--- What the exercise asks ---
Take the lines from the beginning of the material through the line containing "0.8, 0.825, 0.85];" and retype them exactly, leaving the pictures out.

--- Data excerpt ---

====================

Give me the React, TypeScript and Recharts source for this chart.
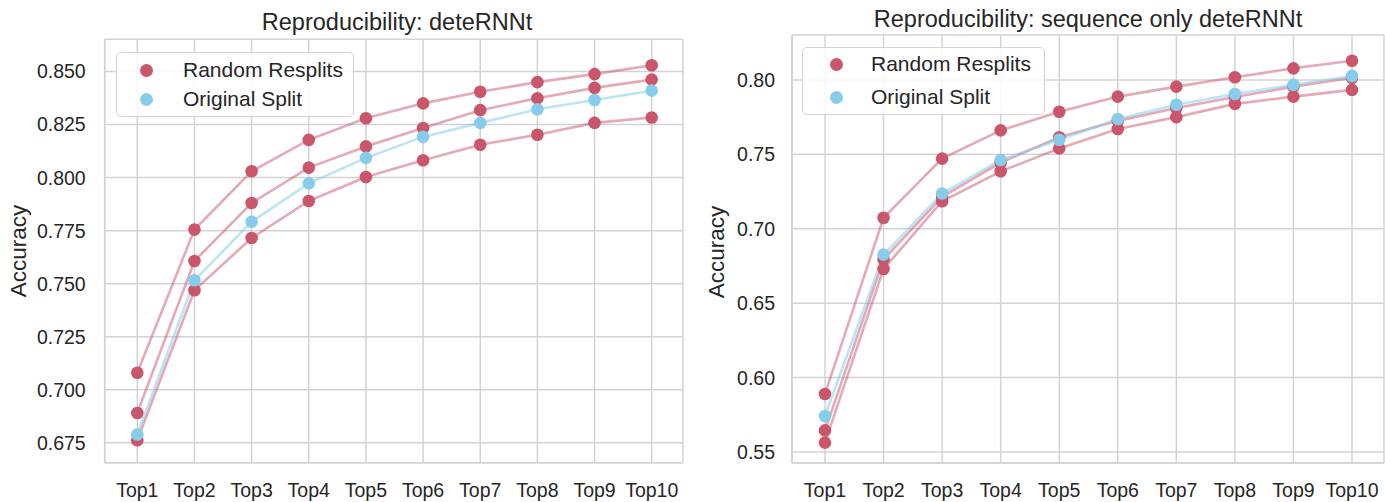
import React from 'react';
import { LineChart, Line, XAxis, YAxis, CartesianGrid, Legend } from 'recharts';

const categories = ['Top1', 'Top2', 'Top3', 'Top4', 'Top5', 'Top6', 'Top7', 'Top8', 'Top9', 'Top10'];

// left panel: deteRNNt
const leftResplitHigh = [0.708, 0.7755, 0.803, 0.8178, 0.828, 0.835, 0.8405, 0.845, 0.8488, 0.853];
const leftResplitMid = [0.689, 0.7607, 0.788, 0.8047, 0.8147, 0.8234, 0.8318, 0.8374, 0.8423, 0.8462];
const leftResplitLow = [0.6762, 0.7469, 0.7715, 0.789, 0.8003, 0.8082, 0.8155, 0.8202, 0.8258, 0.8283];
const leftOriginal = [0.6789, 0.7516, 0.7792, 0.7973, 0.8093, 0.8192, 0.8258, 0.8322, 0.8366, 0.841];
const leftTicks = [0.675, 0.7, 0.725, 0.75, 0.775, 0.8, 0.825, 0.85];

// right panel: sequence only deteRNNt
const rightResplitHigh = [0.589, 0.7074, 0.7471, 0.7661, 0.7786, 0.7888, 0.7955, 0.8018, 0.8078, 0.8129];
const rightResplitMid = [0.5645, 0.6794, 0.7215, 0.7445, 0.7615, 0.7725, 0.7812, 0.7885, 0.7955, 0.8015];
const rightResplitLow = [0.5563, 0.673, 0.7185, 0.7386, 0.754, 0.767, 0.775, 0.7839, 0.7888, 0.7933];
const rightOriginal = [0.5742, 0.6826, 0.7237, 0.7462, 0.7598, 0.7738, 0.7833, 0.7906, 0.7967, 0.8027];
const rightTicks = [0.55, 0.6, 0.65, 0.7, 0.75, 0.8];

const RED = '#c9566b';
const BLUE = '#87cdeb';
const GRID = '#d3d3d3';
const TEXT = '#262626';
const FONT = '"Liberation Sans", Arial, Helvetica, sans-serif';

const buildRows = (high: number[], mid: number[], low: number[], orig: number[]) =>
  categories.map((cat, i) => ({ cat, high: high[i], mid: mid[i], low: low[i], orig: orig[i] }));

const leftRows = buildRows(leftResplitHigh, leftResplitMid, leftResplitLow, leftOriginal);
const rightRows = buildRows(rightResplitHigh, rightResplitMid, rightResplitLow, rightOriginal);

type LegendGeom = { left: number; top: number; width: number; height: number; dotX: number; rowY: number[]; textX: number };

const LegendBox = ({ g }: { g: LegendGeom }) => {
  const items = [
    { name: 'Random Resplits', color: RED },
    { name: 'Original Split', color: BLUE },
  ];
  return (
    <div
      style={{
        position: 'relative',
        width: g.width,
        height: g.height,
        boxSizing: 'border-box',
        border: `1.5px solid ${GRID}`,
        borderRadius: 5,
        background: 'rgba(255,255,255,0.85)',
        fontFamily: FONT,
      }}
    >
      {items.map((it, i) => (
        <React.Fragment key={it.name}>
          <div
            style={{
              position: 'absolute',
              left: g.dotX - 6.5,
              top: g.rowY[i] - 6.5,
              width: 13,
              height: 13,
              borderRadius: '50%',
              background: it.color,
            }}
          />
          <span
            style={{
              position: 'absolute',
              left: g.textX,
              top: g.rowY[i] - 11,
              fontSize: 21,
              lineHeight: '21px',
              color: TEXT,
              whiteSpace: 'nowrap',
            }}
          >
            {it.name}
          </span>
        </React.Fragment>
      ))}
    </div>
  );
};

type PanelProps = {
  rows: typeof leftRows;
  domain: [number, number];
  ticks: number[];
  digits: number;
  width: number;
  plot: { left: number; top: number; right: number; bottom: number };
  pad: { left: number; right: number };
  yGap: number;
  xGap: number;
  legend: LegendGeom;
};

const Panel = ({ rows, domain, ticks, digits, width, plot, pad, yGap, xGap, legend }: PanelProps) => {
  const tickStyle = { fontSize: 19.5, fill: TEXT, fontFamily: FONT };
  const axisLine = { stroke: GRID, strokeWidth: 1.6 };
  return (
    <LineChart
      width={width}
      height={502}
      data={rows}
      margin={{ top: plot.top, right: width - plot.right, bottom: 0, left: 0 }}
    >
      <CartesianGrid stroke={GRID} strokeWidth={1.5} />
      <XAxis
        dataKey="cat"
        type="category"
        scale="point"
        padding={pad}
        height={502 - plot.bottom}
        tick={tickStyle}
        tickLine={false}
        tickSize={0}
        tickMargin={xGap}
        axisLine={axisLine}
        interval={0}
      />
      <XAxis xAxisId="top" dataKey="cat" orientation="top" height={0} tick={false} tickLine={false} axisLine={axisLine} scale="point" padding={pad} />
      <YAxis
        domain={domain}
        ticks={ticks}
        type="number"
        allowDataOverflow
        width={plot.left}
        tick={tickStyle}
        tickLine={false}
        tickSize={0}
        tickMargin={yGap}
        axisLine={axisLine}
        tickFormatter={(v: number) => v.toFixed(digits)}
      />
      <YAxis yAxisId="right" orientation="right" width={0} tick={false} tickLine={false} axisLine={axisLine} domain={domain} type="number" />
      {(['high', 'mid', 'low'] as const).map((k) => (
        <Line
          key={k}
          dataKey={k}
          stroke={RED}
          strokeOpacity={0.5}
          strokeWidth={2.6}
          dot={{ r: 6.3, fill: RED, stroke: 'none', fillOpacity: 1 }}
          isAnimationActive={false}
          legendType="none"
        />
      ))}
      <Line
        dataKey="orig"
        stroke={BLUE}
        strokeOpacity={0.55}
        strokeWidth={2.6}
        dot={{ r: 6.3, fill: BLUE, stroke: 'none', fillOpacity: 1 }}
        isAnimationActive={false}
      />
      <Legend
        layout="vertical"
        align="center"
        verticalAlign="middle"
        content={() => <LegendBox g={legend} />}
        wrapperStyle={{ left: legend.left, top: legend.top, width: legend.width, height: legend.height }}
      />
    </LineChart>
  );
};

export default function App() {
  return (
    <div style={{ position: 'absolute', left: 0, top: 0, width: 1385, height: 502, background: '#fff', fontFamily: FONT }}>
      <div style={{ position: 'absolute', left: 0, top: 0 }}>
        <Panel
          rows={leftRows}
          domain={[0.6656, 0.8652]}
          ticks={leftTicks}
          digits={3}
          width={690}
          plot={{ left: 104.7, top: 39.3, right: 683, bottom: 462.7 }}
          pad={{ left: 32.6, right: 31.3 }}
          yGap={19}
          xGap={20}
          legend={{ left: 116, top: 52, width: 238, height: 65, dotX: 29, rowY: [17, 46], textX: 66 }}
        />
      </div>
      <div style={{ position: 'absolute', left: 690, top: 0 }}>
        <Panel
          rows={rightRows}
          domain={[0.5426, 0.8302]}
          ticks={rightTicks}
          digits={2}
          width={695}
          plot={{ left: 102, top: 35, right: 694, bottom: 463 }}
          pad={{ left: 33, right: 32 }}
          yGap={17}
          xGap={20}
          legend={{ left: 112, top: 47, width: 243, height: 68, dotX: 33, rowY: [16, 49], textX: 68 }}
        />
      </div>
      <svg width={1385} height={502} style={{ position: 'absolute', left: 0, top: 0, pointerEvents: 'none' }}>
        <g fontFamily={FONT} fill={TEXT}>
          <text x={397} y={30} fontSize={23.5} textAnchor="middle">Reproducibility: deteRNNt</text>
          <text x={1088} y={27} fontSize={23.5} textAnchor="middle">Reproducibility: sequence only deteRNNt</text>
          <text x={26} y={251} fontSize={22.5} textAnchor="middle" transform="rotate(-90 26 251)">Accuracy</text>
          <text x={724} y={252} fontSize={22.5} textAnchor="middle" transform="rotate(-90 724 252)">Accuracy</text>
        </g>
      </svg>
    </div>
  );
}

====================

--- Response to this exercise ---
Give me the React, TypeScript and Recharts source for this chart.
import React from 'react';
import { LineChart, Line, XAxis, YAxis, CartesianGrid, Legend } from 'recharts';

const categories = ['Top1', 'Top2', 'Top3', 'Top4', 'Top5', 'Top6', 'Top7', 'Top8', 'Top9', 'Top10'];

// left panel: deteRNNt
const leftResplitHigh = [0.708, 0.7755, 0.803, 0.8178, 0.828, 0.835, 0.8405, 0.845, 0.8488, 0.853];
const leftResplitMid = [0.689, 0.7607, 0.788, 0.8047, 0.8147, 0.8234, 0.8318, 0.8374, 0.8423, 0.8462];
const leftResplitLow = [0.6762, 0.7469, 0.7715, 0.789, 0.8003, 0.8082, 0.8155, 0.8202, 0.8258, 0.8283];
const leftOriginal = [0.6789, 0.7516, 0.7792, 0.7973, 0.8093, 0.8192, 0.8258, 0.8322, 0.8366, 0.841];
const leftTicks = [0.675, 0.7, 0.725, 0.75, 0.775, 0.8, 0.825, 0.85];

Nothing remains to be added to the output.